This is a core idea behind achieving lucid dreams – dreams where you know you’re dreaming. Those peculiar moments, the things that just don’t fit with waking reality, are what dream explorers call dreamsigns. They are like little signposts planted by your subconscious, flashing a message: “Pay attention! This isn’t the waking world!”

Learning to spot these signs while you are dreaming is one of the most effective ways to trigger lucidity and unlock the amazing world of conscious dreaming.

Why We Miss the Obvious (When We’re Dreaming)

Why don’t we instantly become lucid every time something impossible happens in a dream? It goes back to how our brains work, particularly when we sleep.

As we explored before, our brains rely on mental shortcuts, or schemas, to understand the world. These are built from our waking experiences and tell us what to expect. A dog barks, gravity pulls things down, people don’t usually have cat heads.

In dreams, the brain uses these same schemas to build the dream world. But it’s working with internal information – memories, feelings, random neural firings – not solid input from the outside world. This leads to inconsistencies. Things get mixed up. A memory of your childhood home might merge with your current office. A worry about a deadline might turn into a literal monster chasing you.

The dreaming mind, less critical and more focused on the unfolding story, often tries to make these inconsistencies fit. It assimilates the weirdness into the existing schema. Six fingers? “Oh, must be a weird angle,” the dreaming mind might rationalize. Talking grandmother? “Nice to see her,” it might think, ignoring the impossibility. It smooths over the cracks to keep the dream narrative going.

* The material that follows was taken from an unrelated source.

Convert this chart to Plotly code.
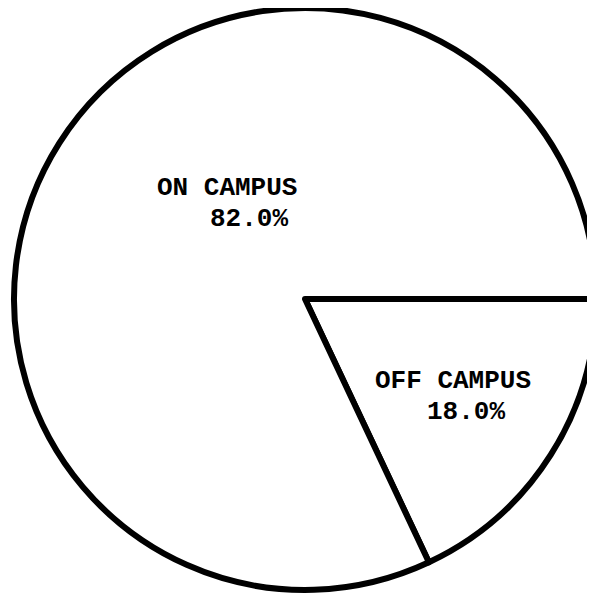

Becoming lucid involves interrupting this process. It requires activating your critical faculty, the part of your mind that questions and analyzes, even while asleep. Dreamsigns are the perfect triggers for this critical faculty.

Decoding Your Personal Dream Language: Types of Dreamsigns

Dreamsigns aren’t universal like traffic signals. While some are common (like flying or meeting deceased relatives), many are unique to you – reflecting your personal experiences, worries, and ways of thinking.

Experienced lucid dream researchers have found it helpful to categorize dreamsigns to make them easier to spot. Think about your own dreams. Do any of these categories sound familiar?

  1. Inner Awareness Signs:
    These are oddities related to your own thoughts, feelings, sensations, or perceptions within the dream.
  • Weird Thoughts: Thinking something bizarre (“Why am I crawling on the sidewalk?”), having thoughts that magically affect the dream (“I wished the door open, and it opened!”), or realizing your thinking is unusually fuzzy or sharp.
  • Strange Emotions: Feeling intense joy or terror that seems out of proportion to the dream events, or feeling an emotion that clashes with the situation (laughing at a funeral).
  • Odd Sensations: Feeling paralyzed when you try to move, feeling like you’re floating out of your body, experiencing strange vibrations or pressures, or sudden intense sexual arousal without a clear cause.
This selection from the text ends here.